Notwithstanding the provisions of paragraph 2, the provisions of Articles 23, 24 and 25 shall have effect from the date of entry into force of this Convention, without regard to the taxable period to which the matter relates.

Article 28. TERMINATION

This Convention shall remain in force indefinitely. Either Contracting State may terminate this Convention, through diplomatic channels, by giving written notice of termination at least six months before the end of any calendar year beginning on or after the expiration of a period of five years from the date of its entry into force. In such event, the Convention shall cease to have effect in respect of income derived on or after the first day of January in the calendar year next following the year in which the notice of termination is given.

IN WITNESS WHEREOF, the undersigned, duly authorized thereto, have signed this Convention.

DONE in duplicate at Bucharest this 18 day of October 2017, in the Romanian, Spanish and English languages, all texts being equally authentic. In case of divergence of interpretation between the texts, it shall be resolved in accordance with the English text.

PROTOCOL

Upon the signature of the Convention between Romania and the Kingdom of Spain for the elimination of double taxation with respect to taxes on income and the prevention of tax evasion and avoidance, the undersigned have agreed upon the following provisions which shall be an integral part of the Convention:

Entitlement to treaty benefits
  • Nothing in this Convention shall prejudice the right of each Contracting State to apply its domestic legal anti-abuse rules, whether or not described as such, insofar as they do not give rise to taxation contrary to this Convention.
  • This Convention does not prevent the Contracting States to apply domestic Controlled Foreign Company rules.
  • Notwithstanding the provisions of this Convention, a benefit under this Convention shall not be granted in respect of an item of income if it is reasonable to conclude, having regard to all relevant facts and circumstances, that obtaining that benefit was one of the principal purposes of any arrangement or transaction that resulted directly or indirectly in that benefit, unless it is established that granting that benefit in these circumstances would be in accordance with the object and purpose of the relevant provisions of this Convention.
Ad. Article 11

Notwithstanding the provisions of paragraph 2, as long as, according to its internal legislation, interest arising in a Contracting State is exempt from tax in that State, the rate provided for in paragraph 2 shall be reduced to zero.
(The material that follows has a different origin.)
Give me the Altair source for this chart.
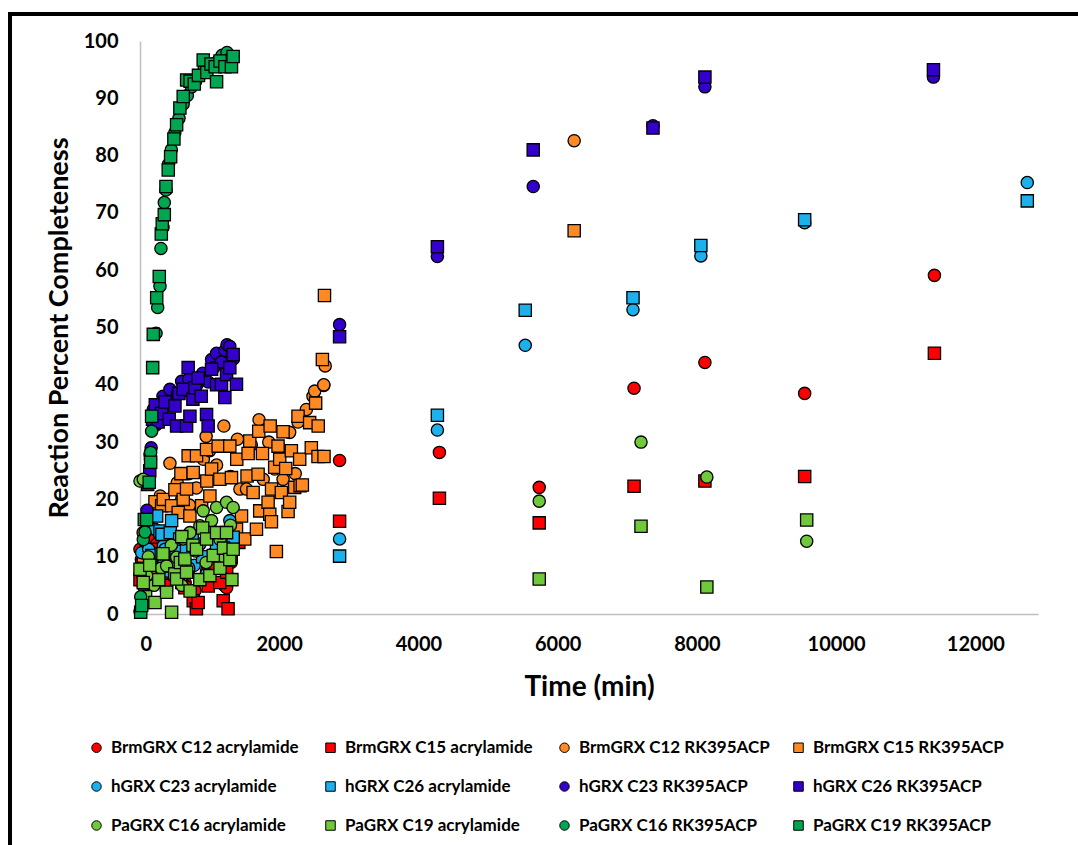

Ad. paragraph 4 of Article 6 and paragraph 5 of Article 13

No income or gains derived from an immovable property shall be attributable to owners of shares or other rights to the enjoyment of such immovable property on a time-sharing agreement, when such enjoyment does not exceed two weeks in a calendar year.

IN WITNESS WHEREOF, the undersigned, duly authorized thereto, have signed this Protocol. DONE in duplicate at Bucharest this 18 day of October 2017, in the Romanian, Spanish and English languages, all texts being equally authentic. In case of divergence of interpretation between the texts, it shall be resolved in accordance with the English text.